Ten members of the Missouri Legislative Black Caucus held a town hall at Paseo Academy of Fine and Performing Arts in Kansas City Saturday to let community members know about some of the bills they've been working on in the 2015 session.

Frustration was evident from both the lawmakers and the several dozen attendees. Although some of the Caucus members' measures have been supported by the Republican-dominated legislature, nearly all the lawmakers talked about difficulties with conservative leaders in both chambers.

Rep. Brandon Ellington is the Black Caucus' chairman. Before the 2015 legislative session, he made optimistic remarks about the coming year. But now, he feels that minorities have been left behind by legislative leaders.

"This year we've had so many issues: cutting unemployment benefits, compensation, going after TANF people," Ellington said. "We've passed no bills that actually benefit anybody, the only thing we've done is figure out new ways to put extra burdens on people in the state."

One of the key pieces of legislation that Ellington has pushed for is a measure requiring police officers to wear body cameras. But the bills haven't moved past committee.
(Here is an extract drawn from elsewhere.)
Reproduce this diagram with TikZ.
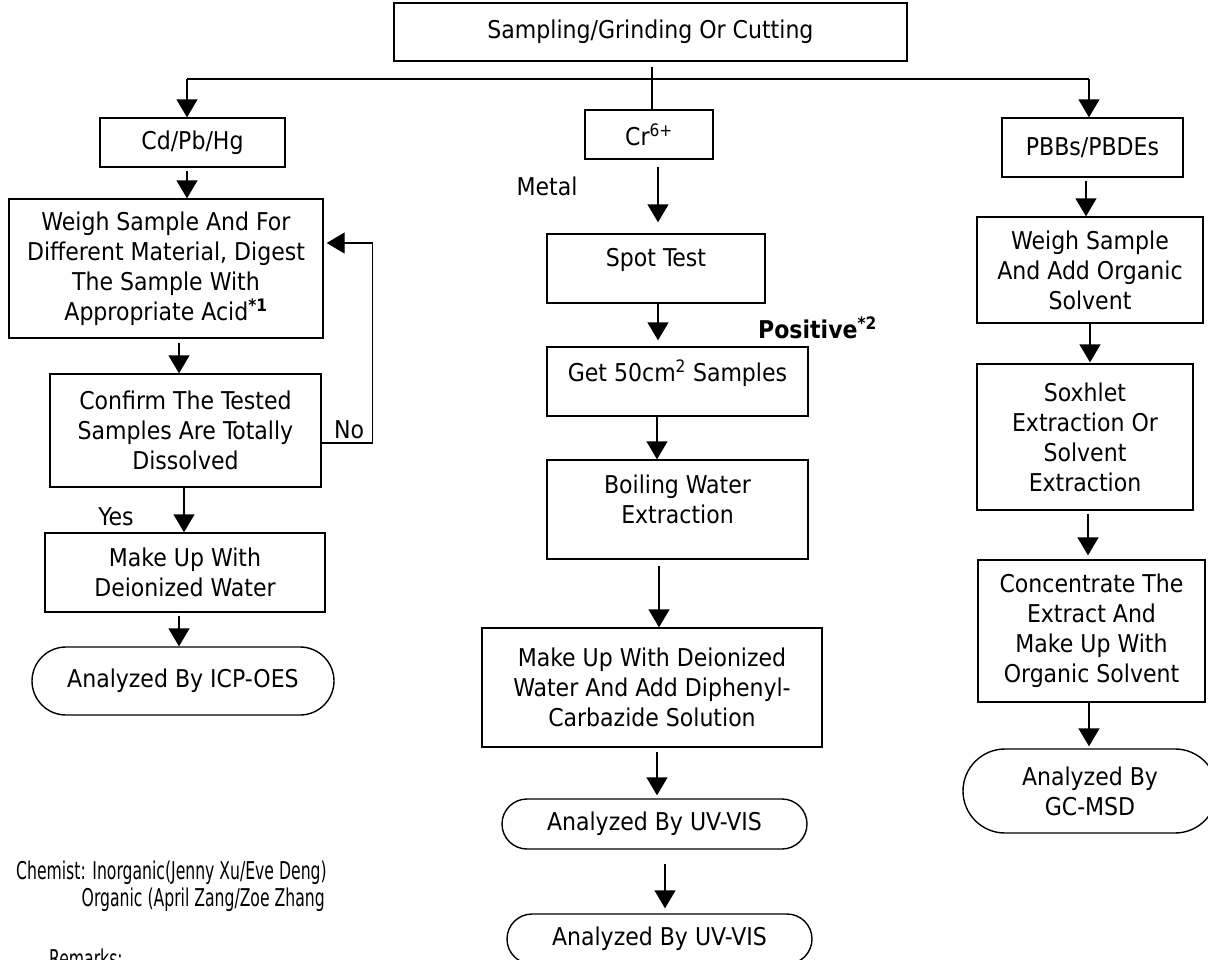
\documentclass[tikz,border=0pt]{standalone}
\usepackage{fontspec}
\setmainfont{DejaVu Sans Condensed}
\usetikzlibrary{arrows.meta}
\tikzset{
  lw/.style={line width=1.4pt},
  txt/.style={font=\fontsize{24.5}{30}\selectfont, align=center, inner sep=0pt},
  box/.style={draw, lw, txt},
  term/.style={draw, lw, txt},
  arr/.style={lw, -{Triangle[width=21pt,length=18pt]}},
}
\newcommand{\narrowtext}[1]{\scalebox{0.71}[1]{#1}}
\begin{document}
\begin{tikzpicture}[x=1pt,y=-1pt]
\useasboundingbox (0,0) rectangle (1208,959);
\clip (0,0) rectangle (1208,959);
% top
\node[box, minimum width=513pt, minimum height=58pt] (top) at (650.5,32) {Sampling/Grinding Or Cutting};
% category boxes
\node[box, minimum width=185pt, minimum height=49pt] (cd) at (192.5,142.5) {Cd/Pb/Hg};
\node[box, minimum width=128pt, minimum height=49pt] (cr) at (649,134.5) {Cr\textsuperscript{6+}};
\node[box, minimum width=181pt, minimum height=59pt] (pbb) at (1092.5,147.5) {PBBs/PBDEs};
% left column
\node[box, minimum width=314pt, minimum height=139pt] (weigh1) at (166,268.5) {Weigh Sample And For\\Different Material, Digest\\The Sample With\\Appropriate Acid\textsuperscript{\bfseries *1}};
\node[box, minimum width=271pt, minimum height=113pt] (confirm) at (185.5,430.5) {Confirm The Tested\\Samples Are Totally\\Dissolved};
\node[box, minimum width=280pt, minimum height=79pt] (make1) at (185,572.5) {Make Up With\\Deionized Water};
\node[term, minimum width=302pt, minimum height=68pt, rounded corners=34pt] (icp) at (183,681) {Analyzed By ICP-OES};
% middle column
\node[box, minimum width=218pt, minimum height=69pt] (spot) at (656,268.5) {};
\node[txt] (spott) at (656,260) {Spot Test};
\node[box, minimum width=261pt, minimum height=69pt] (get) at (677.5,381.5) {};
\node[txt] (gett) at (677.5,373) {Get 50cm\textsuperscript{2} Samples};
\node[box, minimum width=261pt, minimum height=99pt] (boil) at (677.5,509.5) {};
\node[txt] (boilt) at (677.5,499) {Boiling Water\\Extraction};
\node[box, minimum width=340pt, minimum height=119pt] (make2) at (652,687.5) {Make Up With Deionized\\Water And Add Diphenyl-\\Carbazide Solution};
\node[term, minimum width=305pt, minimum height=50pt, rounded corners=25pt] (uv1) at (654.5,824) {Analyzed By UV-VIS};
\node[term, minimum width=305pt, minimum height=50pt, rounded corners=25pt] (uv2) at (659.5,939) {Analyzed By UV-VIS};
% right column
\node[box, minimum width=226pt, minimum height=106pt] (weigh2) at (1090,270) {Weigh Sample\\And Add Organic\\Solvent};
\node[box, minimum width=216pt, minimum height=146pt] (sox) at (1085,437) {Soxhlet\\Extraction Or\\Solvent\\Extraction};
\node[box, minimum width=227pt, minimum height=142pt] (conc) at (1091.5,631) {Concentrate The\\Extract And\\Make Up With\\Organic Solvent};
\node[term, minimum width=254pt, minimum height=84pt, rounded corners=42pt] (gc) at (1090,791) {Analyzed By\\GC-MSD};
% labels
\node[txt] (metal) at (547,186) {Metal};
\node[txt, font=\fontsize{24.5}{30}\selectfont\bfseries, anchor=west] (pos) at (758,328) {Positive\textsuperscript{*2}};
\node[txt] (no) at (349,430) {No};
\node[txt] (yes) at (116,517) {Yes};
\node[txt, anchor=east] (chem1) at (327,873) {\narrowtext{Chemist: Inorganic(Jenny Xu/Eve Deng)}};
\node[txt, anchor=east] (chem2) at (325,900) {\narrowtext{Organic (April Zang/Zoe Zhang}};
\node[txt, anchor=base west] (rem) at (49,967) {\narrowtext{Remarks:}};
% branching
\coordinate (bl) at (187,79);
\coordinate (br) at (1089,79);
\draw[lw] ([xshift=1.5pt,yshift=-5pt]top.south) -- ([xshift=1.5pt]top.south |- cr.north);
\draw[lw] (bl) -- (br);
\draw[arr] (bl) -- (bl |- cd.north);
\draw[arr] (br) -- (br |- pbb.north);
% left flow
\draw[arr] ([xshift=-5.5pt,yshift=-3pt]cd.south) -- ([xshift=-5.5pt]cd.south |- weigh1.north);
\draw[arr] ([xshift=13pt,yshift=-4pt]weigh1.south) -- ([xshift=13pt]weigh1.south |- confirm.north);
\draw[arr] ([xshift=-1.5pt]confirm.south) -- ([xshift=-1.5pt]confirm.south |- make1.north);
\draw[arr] ([xshift=-6pt,yshift=-3pt]make1.south) -- ([xshift=-6pt]make1.south |- icp.north);
\draw[arr] ([yshift=-12.5pt]confirm.east) -- ++(51,0) |- ([xshift=3pt,yshift=25.5pt]weigh1.east);
% middle flow
\draw[arr] ([xshift=9pt,yshift=-7pt]cr.south) -- ([xshift=9pt,yshift=11pt]cr.south |- spot.north);
\draw[arr] ([xshift=2pt]spot.south) -- ([xshift=2pt,yshift=6pt]spot.south |- get.north);
\draw[arr] ([xshift=-20.5pt]get.south) -- ([xshift=-20.5pt]get.south |- boil.north);
\draw[arr] ([xshift=-18.5pt,yshift=-6pt]boil.south) -- ([xshift=-18.5pt]boil.south |- make2.north);
\draw[arr] ([xshift=5pt,yshift=-4pt]make2.south) -- ([xshift=5pt,yshift=3pt]make2.south |- uv1.north);
\draw[arr] ([xshift=10.5pt,yshift=-14pt]uv1.south) -- ([xshift=10.5pt,yshift=5pt]uv1.south |- uv2.north);
% right flow
\draw[arr] ([xshift=-6.5pt,yshift=-3pt]pbb.south) -- ([xshift=-6.5pt]pbb.south |- weigh2.north);
\draw[arr] (weigh2.south) -- ([yshift=1pt]weigh2.south |- sox.north);
\draw[arr] ([xshift=3pt,yshift=-3pt]sox.south) -- ([xshift=3pt,yshift=4pt]sox.south |- conc.north);
\draw[arr] ([xshift=-2.5pt]conc.south) -- ([xshift=-2.5pt,yshift=2pt]conc.south |- gc.north);
\end{tikzpicture}
\end{document}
"[Legislative leaders] don't want to work on anything that would be seen as anti-police," Ellington said. "Video and audio equipment isn't anti-police, it's actually pro-prosecution if somebody is doing something illegal."

Other notable measures brought up include Sen. Shalonn "Kiki" Curls' bill that would ease requirements for criminal expungement and Rep. Randy Dunn's bill that would create more grocery stores in urban areas.